Metrics are numeric measurements aggregated over time (CPU usage, request count). Logs are discrete events with timestamps and context (error messages, audit trails). Traces follow a single request across service boundaries, showing the causal chain and timing of each step. All three are needed for full observability.
How do I correlate traces with logs in Grafana?
Configure Tempo’s tracesToLogs in the datasource config to link to Loki. When viewing a trace, Grafana shows a “Logs” tab that queries Loki for logs matching the trace’s service, span, and time range.

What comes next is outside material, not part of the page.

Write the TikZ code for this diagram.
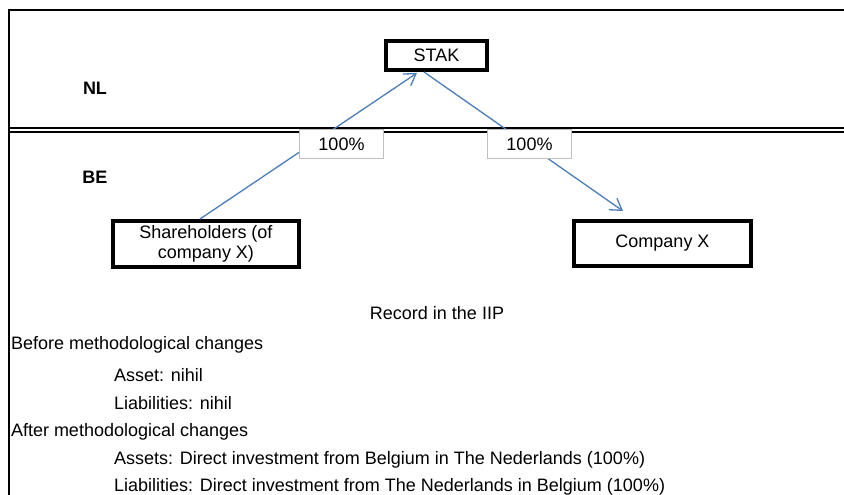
\documentclass[tikz,border=0pt]{standalone}
\usepackage{fontspec}
\setmainfont{Liberation Sans}
\usetikzlibrary{arrows.meta,calc}
\definecolor{conn}{RGB}{74,126,187}
\definecolor{lblgray}{RGB}{191,191,191}
\tikzset{
 txt/.style={font=\fontsize{18}{20.5}\selectfont, inner sep=0pt},
 entity/.style={txt, draw=black, line width=4pt, fill=white, align=center},
 pctbox/.style={txt, draw=lblgray, line width=1pt, fill=white, minimum width=84pt, minimum height=29pt},
 link/.style={draw=conn, line width=1.3pt},
 linkarrow/.style={link, -{Straight Barb[length=11pt,width=14pt,line width=1.3pt]}},
 country/.style={txt, font=\fontsize{18}{20.5}\selectfont\bfseries},
 rowtext/.style={txt, anchor=west, text height=12.9pt, text depth=0pt},
 frameline/.style={draw=black, line width=2pt},
 sepline/.style={draw=black, line width=1.7pt},
}
\begin{document}
\begin{tikzpicture}[x=1pt,y=-1pt]
\useasboundingbox (0,0) rectangle (844,495);
\fill[white] (0,0) rectangle (844,495);
% frame and country separator
\draw[frameline] (9,495) -- (9,10) -- (844,10);
\draw[sepline] (9,127.7) -- (844,127.7);
\draw[sepline] (9,131.7) -- (844,131.7);
% country labels
\node[country] (nl) at (95,88) {NL};
\node[country] (be) at (95,177) {BE};
% entities
\node[entity, minimum width=101pt, minimum height=29pt] (stak) at (436.5,55.5) {STAK};
\node[entity, minimum width=186pt, minimum height=46pt] (sh) at (206,244) {Shareholders (of\\company X)};
\node[entity, minimum width=177pt, minimum height=45pt] (cx) at (662.5,243.5) {Company X};
% connectors
\draw[linkarrow] ($(sh.north)+(-6,0)$) -- ($(stak.south)+(-19.5,1)$);
\draw[linkarrow] ($(stak.south)+(-12.5,0)$) -- ($(cx.north)+(-39.5,-8)$);
% percentage labels
\node[pctbox] (p1) at (341.5,144) {100\%};
\node[pctbox] (p2) at (529.5,144) {100\%};
% record text
\node[rowtext, anchor=center] (rec) at (437,313) {Record in the IIP};
\node[rowtext] (before) at (10.8,343) {Before methodological changes};
\node[rowtext] (asset) at (114,375) {Asset: nihil};
\node[rowtext] (liab) at (114,403) {Liabilities: nihil};
\node[rowtext] (after) at (10.8,430) {After methodological changes};
\node[rowtext] (assets2) at (114,458) {Assets: Direct investment from Belgium in The Nederlands (100\%)};
\node[rowtext] (liab2) at (114,485) {Liabilities: Direct investment from The Nederlands in Belgium (100\%)};
\end{tikzpicture}
\end{document}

Ensure your application logs include the trace ID as a field.
Should I use Grafana Cloud or self-host?
Grafana Cloud is managed and scales automatically — good for teams without ops capacity. Self-hosting gives full control and avoids per-metric pricing but requires maintenance capacity. For small teams, Grafana Cloud’s free tier covers up to 10k active metrics and 50GB logs.